EXERCISE DIRECTIONS: Set down word for word the lines running from the line with "Output the Python" to the line with "from matplotlib.lines import Line2D", ends included. Skip every picture.

GIVEN DATA:
────────
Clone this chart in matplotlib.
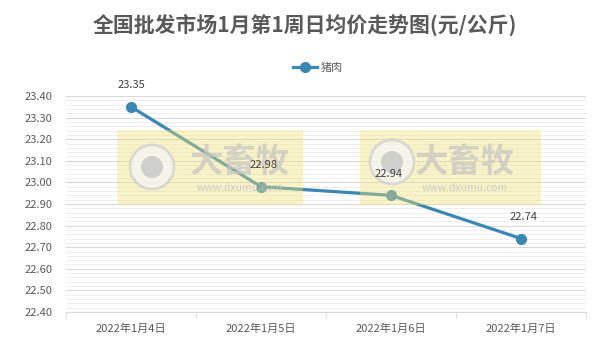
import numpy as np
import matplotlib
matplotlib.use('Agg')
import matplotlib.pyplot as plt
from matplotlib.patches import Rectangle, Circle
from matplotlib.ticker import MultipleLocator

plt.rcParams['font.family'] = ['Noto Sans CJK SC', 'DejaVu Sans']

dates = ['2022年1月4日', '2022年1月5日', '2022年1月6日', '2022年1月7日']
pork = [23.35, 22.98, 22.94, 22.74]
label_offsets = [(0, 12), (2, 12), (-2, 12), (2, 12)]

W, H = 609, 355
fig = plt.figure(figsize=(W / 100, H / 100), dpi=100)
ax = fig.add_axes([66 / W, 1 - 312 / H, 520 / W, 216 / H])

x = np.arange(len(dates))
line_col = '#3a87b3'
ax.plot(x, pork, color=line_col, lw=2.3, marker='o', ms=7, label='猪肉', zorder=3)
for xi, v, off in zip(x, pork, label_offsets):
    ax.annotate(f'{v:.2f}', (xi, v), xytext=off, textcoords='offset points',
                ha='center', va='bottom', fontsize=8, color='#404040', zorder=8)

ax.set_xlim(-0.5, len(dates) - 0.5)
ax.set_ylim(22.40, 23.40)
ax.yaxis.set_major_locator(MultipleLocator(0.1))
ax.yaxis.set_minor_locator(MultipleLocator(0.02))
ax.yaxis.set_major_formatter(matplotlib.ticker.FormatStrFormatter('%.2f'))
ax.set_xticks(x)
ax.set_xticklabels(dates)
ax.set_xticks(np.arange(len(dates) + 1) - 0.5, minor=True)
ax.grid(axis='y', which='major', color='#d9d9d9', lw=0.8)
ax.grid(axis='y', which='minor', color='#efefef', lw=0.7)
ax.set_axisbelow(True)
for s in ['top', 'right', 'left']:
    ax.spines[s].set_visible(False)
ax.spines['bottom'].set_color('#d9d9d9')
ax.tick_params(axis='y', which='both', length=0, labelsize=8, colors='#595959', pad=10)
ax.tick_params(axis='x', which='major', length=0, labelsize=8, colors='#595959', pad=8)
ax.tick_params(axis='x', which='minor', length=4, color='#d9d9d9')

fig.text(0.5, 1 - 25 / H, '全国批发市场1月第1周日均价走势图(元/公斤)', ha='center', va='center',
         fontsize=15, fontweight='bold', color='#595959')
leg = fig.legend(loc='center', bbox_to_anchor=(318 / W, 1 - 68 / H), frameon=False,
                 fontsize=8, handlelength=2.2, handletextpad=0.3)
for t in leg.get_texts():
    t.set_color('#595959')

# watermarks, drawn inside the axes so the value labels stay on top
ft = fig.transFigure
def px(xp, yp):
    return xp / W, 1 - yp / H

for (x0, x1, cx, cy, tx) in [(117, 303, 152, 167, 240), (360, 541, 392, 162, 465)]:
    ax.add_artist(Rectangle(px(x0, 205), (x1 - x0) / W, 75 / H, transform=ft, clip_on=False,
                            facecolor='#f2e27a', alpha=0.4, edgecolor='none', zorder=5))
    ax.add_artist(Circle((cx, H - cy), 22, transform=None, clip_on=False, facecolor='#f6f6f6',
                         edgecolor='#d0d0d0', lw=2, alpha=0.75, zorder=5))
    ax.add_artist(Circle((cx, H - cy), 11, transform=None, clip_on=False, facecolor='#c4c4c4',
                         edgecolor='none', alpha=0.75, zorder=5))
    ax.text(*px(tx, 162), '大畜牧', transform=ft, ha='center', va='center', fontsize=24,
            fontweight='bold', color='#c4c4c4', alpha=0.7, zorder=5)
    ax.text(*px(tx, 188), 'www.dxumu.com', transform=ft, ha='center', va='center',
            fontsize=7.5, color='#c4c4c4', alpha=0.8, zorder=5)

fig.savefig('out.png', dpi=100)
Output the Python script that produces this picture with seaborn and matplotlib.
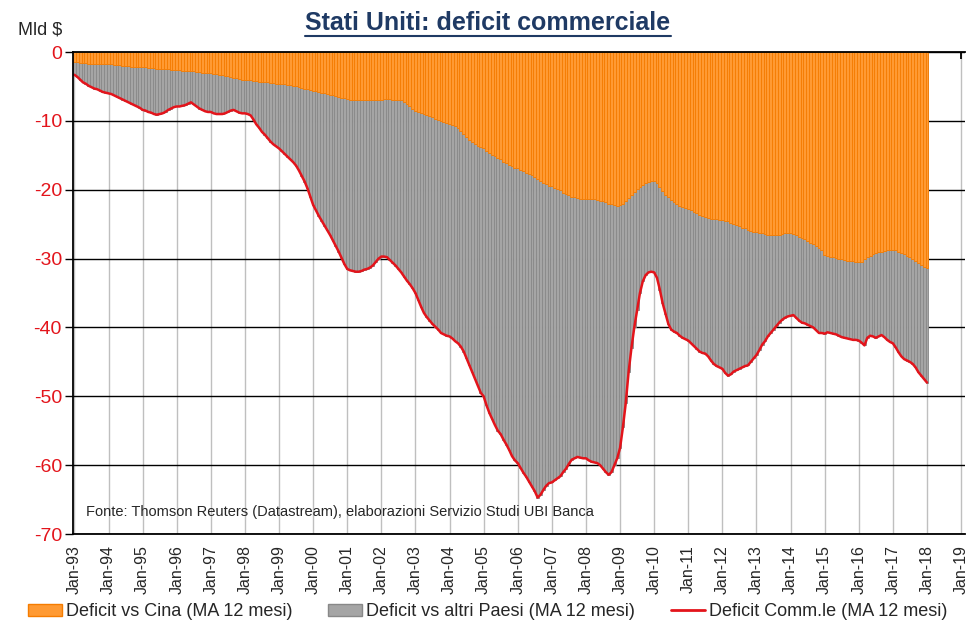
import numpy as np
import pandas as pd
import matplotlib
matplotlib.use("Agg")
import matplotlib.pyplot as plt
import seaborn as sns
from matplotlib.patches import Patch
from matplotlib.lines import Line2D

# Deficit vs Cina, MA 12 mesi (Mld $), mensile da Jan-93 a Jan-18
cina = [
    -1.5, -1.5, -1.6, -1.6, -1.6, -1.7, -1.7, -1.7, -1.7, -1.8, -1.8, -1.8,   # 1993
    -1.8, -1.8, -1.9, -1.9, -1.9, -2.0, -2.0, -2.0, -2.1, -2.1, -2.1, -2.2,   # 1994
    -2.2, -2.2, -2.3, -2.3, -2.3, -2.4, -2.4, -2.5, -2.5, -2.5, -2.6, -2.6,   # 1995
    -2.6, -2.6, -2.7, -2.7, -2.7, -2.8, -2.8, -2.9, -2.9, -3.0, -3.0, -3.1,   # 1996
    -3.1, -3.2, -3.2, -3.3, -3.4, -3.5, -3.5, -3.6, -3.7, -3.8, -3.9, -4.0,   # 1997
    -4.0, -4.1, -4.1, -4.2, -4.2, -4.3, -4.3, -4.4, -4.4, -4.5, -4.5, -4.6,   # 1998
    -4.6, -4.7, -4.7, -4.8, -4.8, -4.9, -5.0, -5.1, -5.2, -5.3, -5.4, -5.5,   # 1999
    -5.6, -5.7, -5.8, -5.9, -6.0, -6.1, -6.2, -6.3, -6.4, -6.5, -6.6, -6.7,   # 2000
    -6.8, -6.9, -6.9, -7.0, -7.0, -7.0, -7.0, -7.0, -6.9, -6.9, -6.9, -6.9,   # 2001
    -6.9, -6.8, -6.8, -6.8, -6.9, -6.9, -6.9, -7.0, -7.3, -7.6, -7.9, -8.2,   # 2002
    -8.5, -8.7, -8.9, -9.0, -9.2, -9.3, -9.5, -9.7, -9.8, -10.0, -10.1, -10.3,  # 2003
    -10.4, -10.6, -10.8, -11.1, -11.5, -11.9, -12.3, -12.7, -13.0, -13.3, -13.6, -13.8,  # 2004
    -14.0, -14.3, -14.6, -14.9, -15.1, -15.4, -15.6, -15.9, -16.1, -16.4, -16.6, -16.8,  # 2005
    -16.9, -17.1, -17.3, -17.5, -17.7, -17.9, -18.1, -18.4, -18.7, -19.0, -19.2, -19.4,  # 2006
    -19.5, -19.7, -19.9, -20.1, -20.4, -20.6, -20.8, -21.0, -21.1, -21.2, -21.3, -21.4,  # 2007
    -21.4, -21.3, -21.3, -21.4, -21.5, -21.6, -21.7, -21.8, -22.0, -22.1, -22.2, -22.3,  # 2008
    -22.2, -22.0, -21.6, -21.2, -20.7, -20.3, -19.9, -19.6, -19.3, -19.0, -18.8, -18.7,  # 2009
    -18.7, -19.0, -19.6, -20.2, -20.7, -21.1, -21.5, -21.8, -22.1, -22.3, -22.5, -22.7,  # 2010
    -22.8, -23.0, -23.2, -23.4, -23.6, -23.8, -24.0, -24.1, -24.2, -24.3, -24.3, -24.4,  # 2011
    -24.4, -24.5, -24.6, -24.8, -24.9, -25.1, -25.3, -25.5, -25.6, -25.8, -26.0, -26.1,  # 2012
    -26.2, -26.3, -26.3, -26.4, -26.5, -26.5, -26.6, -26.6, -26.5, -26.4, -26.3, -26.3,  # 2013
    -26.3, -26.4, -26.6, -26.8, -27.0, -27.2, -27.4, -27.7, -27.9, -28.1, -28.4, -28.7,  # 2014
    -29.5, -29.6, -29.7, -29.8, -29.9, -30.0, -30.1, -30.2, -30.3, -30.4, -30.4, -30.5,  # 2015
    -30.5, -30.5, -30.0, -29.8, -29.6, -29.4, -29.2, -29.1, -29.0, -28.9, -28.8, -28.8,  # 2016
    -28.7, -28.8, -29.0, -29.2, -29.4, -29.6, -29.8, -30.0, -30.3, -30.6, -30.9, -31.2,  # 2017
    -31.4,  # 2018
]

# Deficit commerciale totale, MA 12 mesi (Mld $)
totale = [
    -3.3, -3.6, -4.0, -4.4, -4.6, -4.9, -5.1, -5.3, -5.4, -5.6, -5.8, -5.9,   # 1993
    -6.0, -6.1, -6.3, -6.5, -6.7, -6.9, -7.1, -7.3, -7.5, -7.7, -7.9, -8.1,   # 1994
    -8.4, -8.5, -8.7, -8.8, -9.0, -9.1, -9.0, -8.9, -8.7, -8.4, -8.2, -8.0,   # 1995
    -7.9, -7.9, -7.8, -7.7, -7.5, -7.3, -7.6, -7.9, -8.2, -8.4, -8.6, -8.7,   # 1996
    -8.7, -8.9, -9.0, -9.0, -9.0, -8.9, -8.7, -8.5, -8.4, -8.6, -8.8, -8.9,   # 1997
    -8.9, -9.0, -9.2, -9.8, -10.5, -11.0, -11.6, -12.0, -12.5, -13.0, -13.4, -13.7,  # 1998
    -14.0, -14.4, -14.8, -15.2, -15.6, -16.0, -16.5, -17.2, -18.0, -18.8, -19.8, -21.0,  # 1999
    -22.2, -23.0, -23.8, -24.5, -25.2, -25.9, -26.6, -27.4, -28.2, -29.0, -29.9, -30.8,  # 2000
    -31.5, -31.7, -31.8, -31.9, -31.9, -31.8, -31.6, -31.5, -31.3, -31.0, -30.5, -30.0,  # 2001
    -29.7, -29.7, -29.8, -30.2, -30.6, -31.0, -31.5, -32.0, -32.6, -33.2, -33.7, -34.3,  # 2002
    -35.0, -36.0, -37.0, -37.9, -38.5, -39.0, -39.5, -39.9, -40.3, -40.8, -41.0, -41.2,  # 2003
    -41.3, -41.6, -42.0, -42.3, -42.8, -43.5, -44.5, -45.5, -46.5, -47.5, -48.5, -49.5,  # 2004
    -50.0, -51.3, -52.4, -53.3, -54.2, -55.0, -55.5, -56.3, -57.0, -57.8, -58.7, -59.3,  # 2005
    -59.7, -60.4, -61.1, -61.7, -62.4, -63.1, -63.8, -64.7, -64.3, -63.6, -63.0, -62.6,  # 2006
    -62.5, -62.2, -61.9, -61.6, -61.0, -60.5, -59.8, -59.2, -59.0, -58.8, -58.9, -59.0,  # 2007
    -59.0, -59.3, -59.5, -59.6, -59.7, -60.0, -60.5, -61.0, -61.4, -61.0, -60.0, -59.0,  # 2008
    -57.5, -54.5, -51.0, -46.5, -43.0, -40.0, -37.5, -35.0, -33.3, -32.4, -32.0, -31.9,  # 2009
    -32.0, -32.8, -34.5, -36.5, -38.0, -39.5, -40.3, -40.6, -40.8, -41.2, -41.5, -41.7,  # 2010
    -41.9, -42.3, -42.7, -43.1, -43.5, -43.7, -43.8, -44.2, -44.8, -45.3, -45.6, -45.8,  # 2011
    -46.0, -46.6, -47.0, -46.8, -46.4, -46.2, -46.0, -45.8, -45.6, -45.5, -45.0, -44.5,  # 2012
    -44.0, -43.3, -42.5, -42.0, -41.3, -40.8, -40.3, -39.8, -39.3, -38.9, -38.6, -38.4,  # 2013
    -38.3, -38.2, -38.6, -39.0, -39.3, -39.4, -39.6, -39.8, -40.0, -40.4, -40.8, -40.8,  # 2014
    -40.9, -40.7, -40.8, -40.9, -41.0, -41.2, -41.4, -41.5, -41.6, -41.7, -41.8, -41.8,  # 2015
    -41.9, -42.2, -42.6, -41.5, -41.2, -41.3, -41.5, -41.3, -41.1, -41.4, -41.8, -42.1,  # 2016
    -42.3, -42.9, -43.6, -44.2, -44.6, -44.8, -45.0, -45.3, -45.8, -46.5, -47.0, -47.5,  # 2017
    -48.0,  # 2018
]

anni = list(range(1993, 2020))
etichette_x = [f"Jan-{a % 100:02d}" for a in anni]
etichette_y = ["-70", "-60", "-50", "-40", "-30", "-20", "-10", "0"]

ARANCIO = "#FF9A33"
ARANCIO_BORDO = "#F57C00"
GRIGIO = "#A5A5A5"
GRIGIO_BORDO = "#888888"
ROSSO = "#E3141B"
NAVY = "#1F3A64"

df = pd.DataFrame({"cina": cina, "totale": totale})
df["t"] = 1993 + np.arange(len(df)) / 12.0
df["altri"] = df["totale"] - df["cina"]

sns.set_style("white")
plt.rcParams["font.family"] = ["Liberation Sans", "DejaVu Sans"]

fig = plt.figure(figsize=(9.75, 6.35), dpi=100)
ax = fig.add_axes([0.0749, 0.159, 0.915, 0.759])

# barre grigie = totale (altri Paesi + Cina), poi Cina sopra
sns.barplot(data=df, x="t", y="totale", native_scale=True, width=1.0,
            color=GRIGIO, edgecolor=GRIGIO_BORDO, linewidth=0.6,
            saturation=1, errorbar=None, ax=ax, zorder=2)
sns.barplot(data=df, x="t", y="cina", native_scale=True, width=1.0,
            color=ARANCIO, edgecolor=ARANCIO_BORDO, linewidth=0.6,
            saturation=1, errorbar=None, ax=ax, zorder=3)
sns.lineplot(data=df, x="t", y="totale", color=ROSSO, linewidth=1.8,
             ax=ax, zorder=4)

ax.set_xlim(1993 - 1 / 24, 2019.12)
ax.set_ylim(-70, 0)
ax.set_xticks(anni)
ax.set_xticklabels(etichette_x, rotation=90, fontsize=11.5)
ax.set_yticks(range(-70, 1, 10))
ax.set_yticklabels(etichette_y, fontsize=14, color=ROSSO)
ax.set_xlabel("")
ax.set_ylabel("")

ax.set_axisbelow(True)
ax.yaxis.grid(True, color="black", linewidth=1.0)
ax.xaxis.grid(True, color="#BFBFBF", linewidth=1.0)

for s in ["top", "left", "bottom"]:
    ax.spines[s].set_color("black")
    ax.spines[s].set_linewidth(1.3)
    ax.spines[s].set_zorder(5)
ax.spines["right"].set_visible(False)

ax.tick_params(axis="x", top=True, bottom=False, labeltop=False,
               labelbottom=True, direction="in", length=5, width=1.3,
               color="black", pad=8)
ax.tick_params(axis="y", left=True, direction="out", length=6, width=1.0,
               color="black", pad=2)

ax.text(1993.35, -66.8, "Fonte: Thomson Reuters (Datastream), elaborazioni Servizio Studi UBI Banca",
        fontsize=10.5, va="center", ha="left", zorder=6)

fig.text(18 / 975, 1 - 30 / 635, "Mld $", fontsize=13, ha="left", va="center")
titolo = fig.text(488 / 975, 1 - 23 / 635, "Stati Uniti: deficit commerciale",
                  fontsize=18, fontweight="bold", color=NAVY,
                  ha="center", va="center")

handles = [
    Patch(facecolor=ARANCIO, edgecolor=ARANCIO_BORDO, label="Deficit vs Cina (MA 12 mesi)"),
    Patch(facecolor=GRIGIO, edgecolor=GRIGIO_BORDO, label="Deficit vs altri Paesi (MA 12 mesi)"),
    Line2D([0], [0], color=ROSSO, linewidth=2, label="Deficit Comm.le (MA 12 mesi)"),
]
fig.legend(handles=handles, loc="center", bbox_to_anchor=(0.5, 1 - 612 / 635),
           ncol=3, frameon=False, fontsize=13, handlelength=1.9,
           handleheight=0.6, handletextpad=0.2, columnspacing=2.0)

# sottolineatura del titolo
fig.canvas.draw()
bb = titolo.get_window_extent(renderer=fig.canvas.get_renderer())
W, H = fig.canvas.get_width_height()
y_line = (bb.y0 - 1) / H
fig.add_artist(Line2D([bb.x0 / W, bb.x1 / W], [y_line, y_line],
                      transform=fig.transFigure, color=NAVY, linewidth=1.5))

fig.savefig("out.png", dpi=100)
────────
TASK OUTPUT:
Output the Python script that produces this picture with seaborn and matplotlib.
import numpy as np
import pandas as pd
import matplotlib
matplotlib.use("Agg")
import matplotlib.pyplot as plt
import seaborn as sns
from matplotlib.patches import Patch
from matplotlib.lines import Line2D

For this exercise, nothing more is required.